Question

A wire is subjected to a tensile stress. If A represents area of cross-section, L represents original length, I represent extension and Y is Young's modulus of elasticity, then elastic potential energy of the stretched wire is

A. $U = \dfrac{{2L}}{{AY}}{I^2}$
B. $U = \dfrac{{AL}}{{2Y}}{I^2}$
C. $U = \dfrac{{AY}}{{2L}}{I^2}$
D. $U = \dfrac{1}{4}\dfrac{{AY}}{L}{I^2}$

Answer 1

Hint:In order to stretch a wire, some work must be done against the restoring force. This work done is stored in the wire in the form of potential energy of wire. The energy stored per unit volume of the stretched wire is called its energy density. We will calculate the stress, strain in the wire and the young’s modulus of wire. Potential energy stored in the wire can be calculated using the stress and strain in the wire.
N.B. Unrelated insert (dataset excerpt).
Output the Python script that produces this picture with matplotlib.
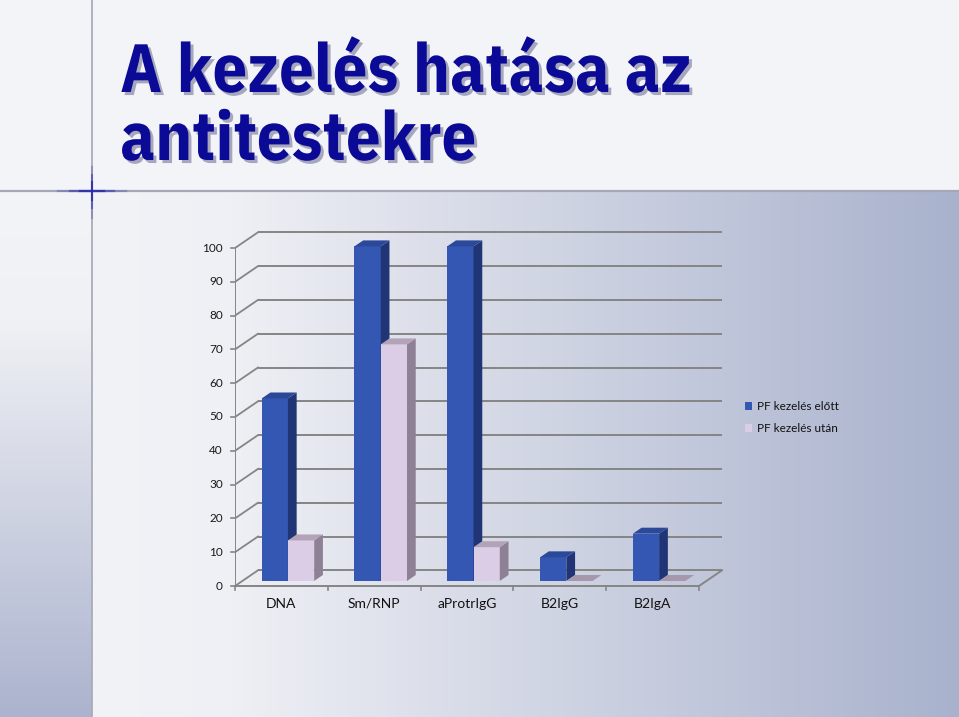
import matplotlib
matplotlib.use('Agg')
import matplotlib.pyplot as plt
import numpy as np
from matplotlib.patches import Polygon, Patch
from matplotlib.colors import to_rgb
from matplotlib import font_manager as fm
from matplotlib.textpath import TextPath
from matplotlib.font_manager import FontProperties
import matplotlib.patheffects as pe

# ---------------- data ----------------
categories = ['DNA', 'Sm/RNP', 'aProtrIgG', 'B2IgG', 'B2IgA']
before = [54, 99, 99, 7, 14]
after = [12, 70, 10, 0, 0]
series_names = ['PF kezelés előtt', 'PF kezelés után']
yticks = list(range(0, 101, 10))
title_lines = ['A kezelés hatása az', 'antitestekre']

W, H = 959, 717
fig = plt.figure(figsize=(W / 100, H / 100), dpi=100)
fig.patch.set_facecolor('#F3F4F8')

# ---------------- background ----------------
bg = fig.add_axes([0, 0, 1, 1])
bg.set_xlim(0, W)
bg.set_ylim(H, 0)
bg.axis('off')


def ramp(stops, colors, n):
    t = np.linspace(stops[0], stops[-1], n)
    cols = np.array([to_rgb(c) for c in colors])
    return np.stack([np.interp(t, stops, cols[:, k]) for k in range(3)], axis=-1)


main = ramp([93, 230, 959], ['#F2F3F7', '#EFF0F5', '#A9B2CD'], 400)[None, :, :]
bg.imshow(main, extent=(93, W, H, 192), aspect='auto', interpolation='bilinear', zorder=0)
left = ramp([191, 320, 717], ['#F3F4F7', '#F0F1F5', '#ABB3CE'], 300)[:, None, :]
bg.imshow(left, extent=(0, 91.5, H, 191), aspect='auto', interpolation='bilinear', zorder=0)
bg.set_xlim(0, W)
bg.set_ylim(H, 0)

bg.plot([0, W], [190.5, 190.5], color='#A4A7B8', lw=1.6, zorder=1)
bg.plot([92, 92], [0, H], color='#A9ABB9', lw=1.3, zorder=1)
for half, a in [(34, 0.25), (22, 0.45), (12, 0.8)]:
    bg.plot([92 - half, 92 + half], [190.5, 190.5], color='#2A2AA8', lw=1.6, alpha=a, zorder=2)
    bg.plot([92, 92], [190.5 - half * 0.7, 190.5 + half * 0.8], color='#2A2AA8', lw=1.5, alpha=a, zorder=2)

# ---------------- title ----------------
# pick the installed bold sans whose proportions best match the slide title
installed = {f.name for f in fm.fontManager.ttflist}
candidates = [c for c in ['Fira Sans Condensed', 'Roboto Condensed', 'IBM Plex Sans Condensed',
                          'Barlow Semi Condensed', 'Encode Sans Semi Condensed', 'Asap Condensed',
                          'PT Sans Narrow', 'Archivo Narrow', 'Open Sans', 'Open Sans Condensed']
              if c in installed]
renderer = fig.canvas.get_renderer()
target_w, target_cap = 571.0, 45.0
best = None
for fam in candidates:
    t = bg.text(0, 0, title_lines[0], fontsize=40, fontweight='bold', family=fam)
    wpx = t.get_window_extent(renderer).width
    t.remove()
    fp = FontProperties(family=fam, weight='bold', size=40)
    cap = TextPath((0, 0), 'H', prop=fp).get_extents().height * 100 / 72
    ratio = wpx / cap
    score = abs(ratio - target_w / target_cap)
    if best is None or score < best[0]:
        best = (score, fam, 40 * target_w / wpx)
title_family = [best[1], 'DejaVu Sans'] if best else ['DejaVu Sans']
title_size = best[2] if best else 40

shadow = [pe.withSimplePatchShadow(offset=(2.2, -2.2), shadow_rgbFace='#8C8CA8', alpha=0.75)]
for k, (line, yb) in enumerate(zip(title_lines, [92, 160])):
    bg.text(120, yb, line, ha='left', va='baseline', fontsize=title_size, fontweight='bold',
            family=title_family, color='#0A0A96', path_effects=shadow, zorder=5)

# ---------------- chart ----------------
PXX, PXY = 92.8, 3.38          # pixels per category / per unit
DX, DY = 23 / PXX, 15.7 / PXY  # depth vector in data units
ax = fig.add_axes([235 / W, (H - 586) / H, 500 / W, 370 / H])
ax.set_xlim(0, 500 / PXX)
ax.set_ylim(0, 370 / PXY)
ax.axis('off')
ax.patch.set_alpha(0)

n = len(categories)
grid_c = '#858585'
label_font = ['Lato', 'DejaVu Sans']
for v in yticks:
    ax.plot([DX, n + DX], [v + DY, v + DY], color=grid_c, lw=1.4, zorder=1, solid_capstyle='butt')
    ax.plot([0, DX], [v, v + DY], color=grid_c, lw=1.3, zorder=1)
    ax.plot([-4 / PXX, 0], [v, v], color=grid_c, lw=1.2, clip_on=False)
    ax.text(-12 / PXX, v, str(v), ha='right', va='center', fontsize=8.5,
            family=label_font, color='#1A1A1A', clip_on=False)
ax.plot([0, 0], [0, yticks[-1]], color=grid_c, lw=1.4, zorder=1)
ax.plot([0, n, n + DX], [0, 0, DY], color=grid_c, lw=1.4, zorder=1, clip_on=False)
for i in range(n + 1):
    ax.plot([i, i], [0, -4 / PXY], color=grid_c, lw=1.2, clip_on=False)
for i, c in enumerate(categories):
    ax.text(i + 0.5, -18 / PXY, c, ha='center', va='center', fontsize=10,
            family=label_font, color='#111111', clip_on=False)

bw = 0.283
off = 0.208
d0, d1 = 0.32, 0.70
series = [before, after]
styles = [dict(front='#3457B3', top='#2B4899', side='#1F3575', flat='#2B4899'),
          dict(front='#DCCDE6', top='#B3A3B9', side='#8F8195', flat='#A597AC')]
z = 3
for i in range(n):
    for s, vals in enumerate(series):
        v = vals[i]
        st = styles[s]
        x0 = i + off + s * bw
        fx, fy = x0 + d0 * DX, d0 * DY
        bx, by = x0 + d1 * DX, d1 * DY
        if v > 0:
            ax.bar(fx, v, width=bw, bottom=fy, align='edge', color=st['front'],
                   linewidth=0, zorder=z)
            ax.add_patch(Polygon([(fx + bw, fy), (bx + bw, by), (bx + bw, by + v), (fx + bw, fy + v)],
                                 closed=True, fc=st['side'], lw=0, zorder=z))
        ax.add_patch(Polygon([(fx, fy + v), (fx + bw, fy + v), (bx + bw, by + v), (bx, by + v)],
                             closed=True, fc=st['top'] if v > 0 else st['flat'], lw=0, zorder=z))
        z += 1

handles = [Patch(facecolor=styles[0]['front'], edgecolor='none'),
           Patch(facecolor=styles[1]['front'], edgecolor='none')]
leg = fig.legend(handles, series_names, loc='upper left',
                 bbox_to_anchor=(745 / W, 1 - 401 / H), bbox_transform=fig.transFigure,
                 frameon=False, handlelength=0.6, handleheight=0.6,
                 handletextpad=0.4, labelspacing=0.95, borderpad=0, borderaxespad=0,
                 prop={'family': label_font, 'size': 8.5})
for t in leg.get_texts():
    t.set_color('#111111')

fig.savefig('out.png', dpi=100)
Complete step by step answer:
We all know that the elastic potential energy U of the stretched wire is the work done W in stretching the wire. It means that U=W.
Therefore, we will write the formula for work done.
$W = \dfrac{1}{2} \times \sigma \times \varepsilon \times V$
Where, $\sigma $ is the stress, $\varepsilon $ is the strain and V is the volume.
We will now substitute strain $\varepsilon = \dfrac{l}{L}$ and \[\sigma = Y\varepsilon \] and V= AL. Here, A is the area and L is the length and l is the extension and L is the original length.
$W = \dfrac{1}{2} \times Y\varepsilon \times \varepsilon \times V$
$ \Rightarrow W = \dfrac{1}{2} \times Y{\varepsilon ^2} \times V$
$ \Rightarrow W = \dfrac{1}{2} \times Y{\left( {\dfrac{l}{L}} \right)^2} \times AL$
$ \Rightarrow W = \dfrac{1}{2} \times Y{\left( {\dfrac{l}{L}} \right)^2} \times AL$
$ \Rightarrow W = \dfrac{{Y{I^2}A}}{{2L}}$

Hence, the correct option is C.

Note:Students should note that the stress is the force acting a wire while it is being stretched. The change in the length of the wire due to applied force, stress, is called strain. Also, Strain is not the same as the physical pressure applied on a body. Pressure is defined as force per unit area and its unit is Pascal or newton per meter square while strain is defined as the change in the length of wire per unit original length and strain has no unit.